53: Harbour Street, by Ann Cleeves

This was a very intriguing suspense mystery, but it got rather bleak and depressing towards the end. Not necessarily a cheerful read.

54: WARP. The Reluctant Assassin, by Eoin Colfer

I've grown tired of Artemis Fowl, so I didn't really follow that series anymore, but I love this fresh new YA Timetravel one of his. The first ten or fifteen pages require a bit of patience as you think you may be dealing with an outright Mary Sue, but it gets really fun and quirky after that. It's a fast-paced, quick read, I went through it in an afternoon.

Now reading Doomsday Book and loving it. It took me about thirty pages or so to really get into it but I was sold when I realised that Shrewsbury College was a real place in it and now I'm about a quarter into it and totally hooked!
lizzardgirl: (books)
50: Central Park, by Guillaume Musso

My mum liked this so much she kept telling me I should read it, but I dunno. It was a really, really gripping tale with a very surprising ending, but in hindsight there are some really creepy implications. Also I feel that it should come with several warnings, but any of them would be a plot spoiler, so if any of you are thinking about reading this and wonder about warnings, let me know and I'll tell you.
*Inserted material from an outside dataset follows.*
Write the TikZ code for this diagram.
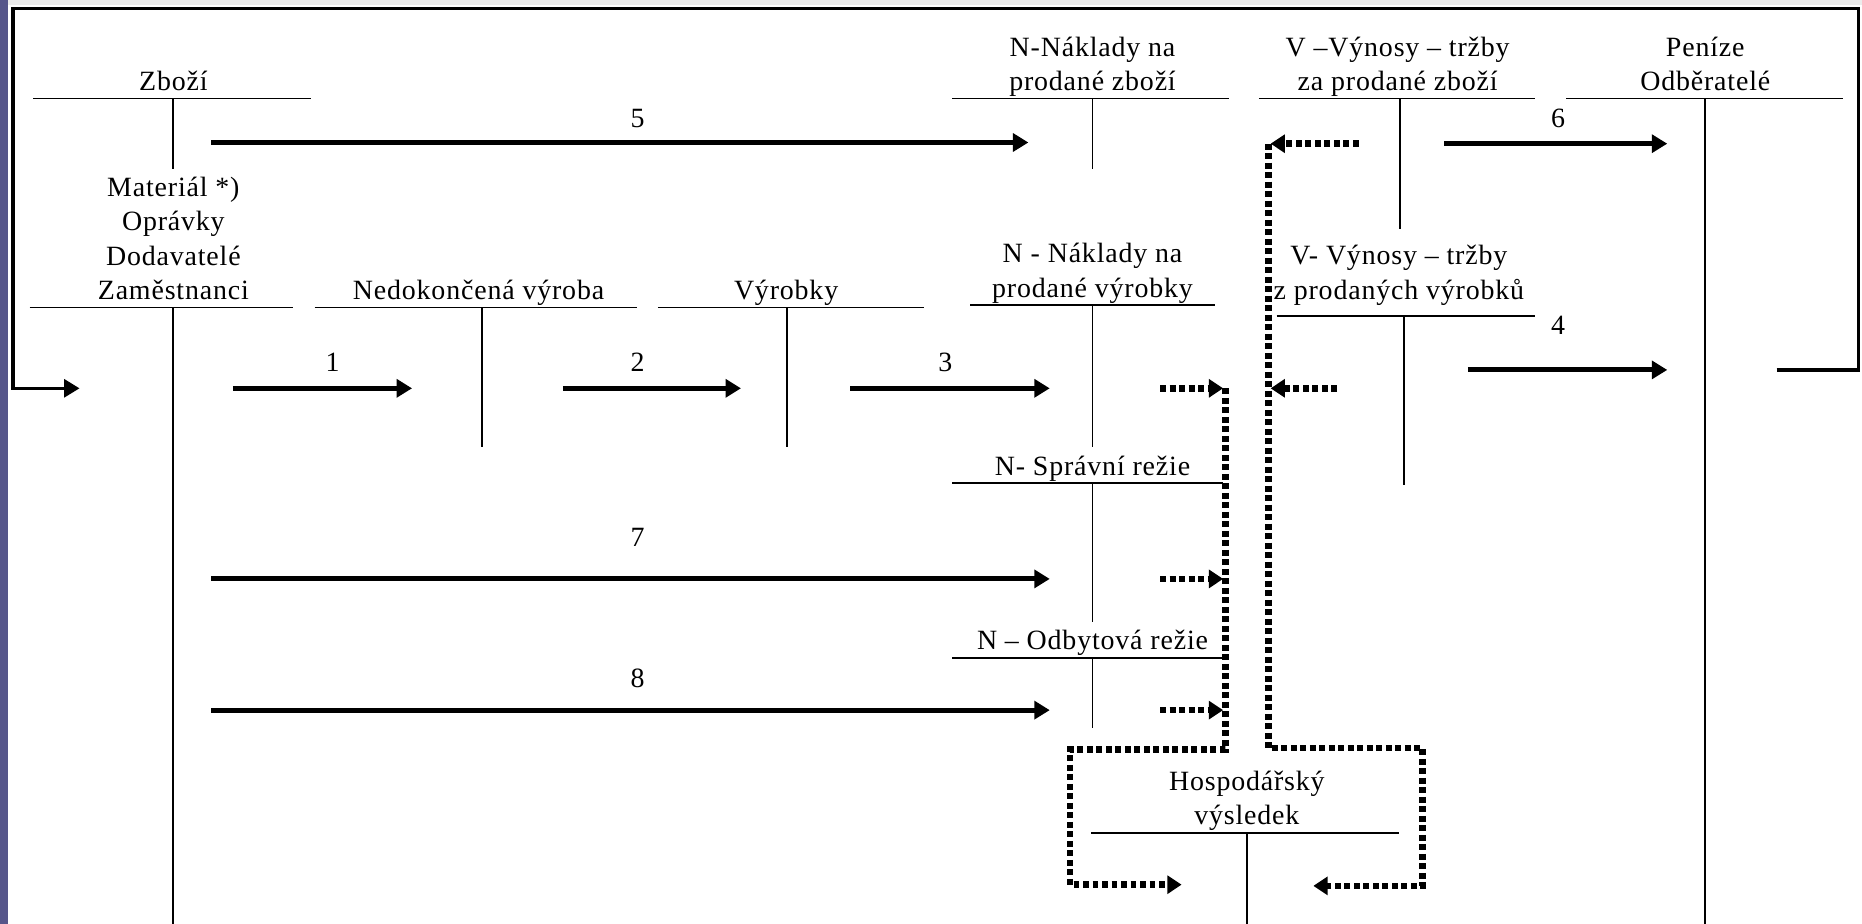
\documentclass[tikz,border=0pt]{standalone}
\usepackage{fontspec}
\setmainfont{Liberation Serif}[LetterSpace=3]
\usetikzlibrary{arrows.meta}
\definecolor{slideblue}{RGB}{86,86,138}
\definecolor{topgray}{RGB}{236,236,236}
\begin{document}
\begin{tikzpicture}[x=1pt,y=-1pt,
  lbl/.style={font=\fontsize{23.5}{29}\selectfont, align=center, anchor=south, inner sep=0pt, text depth=0pt},
  num/.style={font=\fontsize{23.5}{29}\selectfont, anchor=base, inner sep=0pt},
  acct/.style={line width=1.5pt},
  frame/.style={line width=2.8pt, line join=miter},
  arr/.style={line width=4.3pt, -{Triangle[length=13pt,width=15pt]}},
  dotl/.style={line width=5.6pt, dash pattern=on 5pt off 3pt, line join=miter},
  darr/.style={dotl, -{Triangle[length=12pt,width=15pt]}}
]
\useasboundingbox (0,0) rectangle (1568,778);
\fill[white] (0,0) rectangle (1568,778);
\fill[topgray] (6.5,0) rectangle (1568,4);
\fill[slideblue] (0,0) rectangle (6.5,778);

% ---------- account labels ----------
\node[lbl] (tZ)  at (146,76.5)  {Zboží};
\node[lbl] (tNZ) at (920,76.5)  {N-Náklady na\\prodané zboží};
\node[lbl] (tVZ) at (1177,76.5) {V –Výnosy – tržby\\za prodané zboží};
\node[lbl] (tP)  at (1436,76.5) {Peníze\\Odběratelé};
\node[lbl] (tM)  at (146,252.5) {Materiál *)\\Oprávky\\Dodavatelé\\Zaměstnanci};
\node[lbl] (tNV) at (403,252.5) {Nedokončená výroba};
\node[lbl] (tW)  at (662,252.5) {Výrobky};
\node[lbl] (tNP) at (920,250.5) {N - Náklady na\\prodané výrobky};
\node[lbl] (tVP) at (1178,252)  {V- Výnosy – tržby\\z prodaných výrobků};
\node[lbl] (tS)  at (920,400.5) {N- Správní režie};
\node[lbl] (tO)  at (920,547.5) {N – Odbytová režie};
\node[lbl] (tH)  at (1050,694.5) {Hospodářský\\výsledek};

% ---------- T-accounts ----------
\draw[acct] (28,83) -- (262,83) (146,83) -- (146,142);            % Zbozi
\draw[acct] (802,83) -- (1035,83) (920,83) -- (920,142);          % N zbozi
\draw[acct] (1060,83) -- (1293,83) (1179,83) -- (1179,193);       % V zbozi
\draw[acct] (1319,83) -- (1552,83) (1436,83) -- (1436,778);       % Penize
\draw[acct] (25,259) -- (247,259) (146,259) -- (146,778);         % Material
\draw[acct] (265,259) -- (536,259) (406,259) -- (406,376);        % Nedokoncena
\draw[acct] (554,259) -- (778,259) (662.5,259) -- (662.5,376);    % Vyrobky
\draw[acct] (817,257) -- (1023,257) (920,257) -- (920,376);       % N vyrobky
\draw[acct] (1075,266) -- (1293,266) (1182,266) -- (1182,408);    % V vyrobky
\draw[acct] (802,407) -- (1030,407) (920,407) -- (920,523.5);     % Spravni
\draw[acct] (802,554) -- (1030,554) (920,554) -- (920,613);       % Odbytova
\draw[acct] (919,701.6) -- (1178,701.6) (1050,701.6) -- (1050,778); % HV

% ---------- named end points ----------
\coordinate (a5s) at (178,120);   \coordinate (a5e) at (866,120);
\coordinate (a6s) at (1216,121);  \coordinate (a6e) at (1404,121);
\coordinate (a1s) at (196,327);   \coordinate (a1e) at (347,327);
\coordinate (a2s) at (474,327);   \coordinate (a2e) at (624,327);
\coordinate (a3s) at (716,327);   \coordinate (a3e) at (884,327);
\coordinate (a4s) at (1236,311.5);\coordinate (a4e) at (1404,311.5);
\coordinate (a7s) at (178,487.5); \coordinate (a7e) at (884,487.5);
\coordinate (a8s) at (178,598);   \coordinate (a8e) at (884,598);

\coordinate (f0) at (1496,311.5); \coordinate (f1) at (1565,311.5);
\coordinate (f2) at (1565,7);     \coordinate (f3) at (11,7);
\coordinate (f4) at (11,327);     \coordinate (f5) at (67,327);

\coordinate (dl3s) at (977,327);   \coordinate (dl3e) at (1030,327);
\coordinate (dl7s) at (977,487.5); \coordinate (dl7e) at (1030,487.5);
\coordinate (dl8s) at (977,598);   \coordinate (dl8e) at (1030,598);
\coordinate (L0) at (1032,327); \coordinate (L1) at (1032,631);
\coordinate (L2) at (901,631);  \coordinate (L3) at (901,745);
\coordinate (L4) at (995,745);

\coordinate (dr1s) at (1144,121); \coordinate (dr1e) at (1070,121);
\coordinate (dr4s) at (1126,327); \coordinate (dr4e) at (1070,327);
\coordinate (R0) at (1068,121); \coordinate (R1) at (1068,630);
\coordinate (R2) at (1198,630); \coordinate (R3) at (1198,746);
\coordinate (R4) at (1106,746);

% ---------- solid arrows ----------
\draw[arr] (a5s) -- (a5e);
\draw[arr] (a6s) -- (a6e);
\draw[arr] (a1s) -- (a1e);
\draw[arr] (a2s) -- (a2e);
\draw[arr] (a3s) -- (a3e);
\draw[arr] (a4s) -- (a4e);
\draw[arr] (a7s) -- (a7e);
\draw[arr] (a8s) -- (a8e);

% ---------- outer loop ----------
\draw[frame, -{Triangle[length=13pt,width=15pt]}] (f0) -- (f1) -- (f2) -- (f3) -- (f4) -- (f5);

% ---------- dotted transfers to result ----------
\draw[darr] (dl3s) -- (dl3e);
\draw[darr] (dl7s) -- (dl7e);
\draw[darr] (dl8s) -- (dl8e);
\draw[darr] (L0) -- (L1) -- (L2) -- (L3) -- (L4);

\draw[darr] (dr1s) -- (dr1e);
\draw[darr] (dr4s) -- (dr4e);
\draw[darr] (R0) -- (R1) -- (R2) -- (R3) -- (R4);

% ---------- numbers ----------
\node[num] (n5) at (537,107.5) {5};
\node[num] (n6) at (1312,107.5) {6};
\node[num] (n1) at (280,313) {1};
\node[num] (n2) at (537,313) {2};
\node[num] (n3) at (796,313) {3};
\node[num] (n4) at (1312,282) {4};
\node[num] (n7) at (537,460) {7};
\node[num] (n8) at (537,579) {8};
\end{tikzpicture}
\end{document}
51: The Testament, by John Grisham

Ugh. I had never read Grisham before and I don't think I will read one again any time soon. I really disliked this one. The plot was fairly gripping until it lost steam about 3/4 through and I kept waiting for a twist that I thought had been hinted at pretty bluntly before but seemed to have been forgotten and everything just petered out. But the real annoying thing was the narration which was such a jarring blend of idolising money and evangelical preachiness, with a few choice bits of jingoism, racism, elitism, sexism, classism and a few other -isms thrown in for good measure. The narrator just dumped level upon level of hatred and viciousness on all of his characters (which it seems he created mainly for hating them) for petty reasons such as that they hadn't been able to attend a good school or wore cheap suits, then had his main character undergo a magical personality transplant by finding God because dontcha know it, Christianity makes everything better, even poor naive naked brown people in the jungle who really need to stop worshipping snakes because that's just like totally silly. Ugh. Just ugh.

(Note: I don't mind stories about people finding God, but I'd like it happen a little more subtly than 'money money money yadda yadda everything's vicious people stink especially lawyers BAM!JESUS now my life is on track again. Btw poor brown people what haven't found God yet. Oh plot what plot I guess I'll end the book just now. Money for everyone! MONEY RULZ. Uhm okay God kinda rules too but MONEY!!!!!')

The only funny thing about this book was that it's set in about 1996 so every time the narrator raved about the latest technological gadgets that the ~MONEY~ could buy I was thinking about the brick-like Nokias and crappy little pagers that would mean.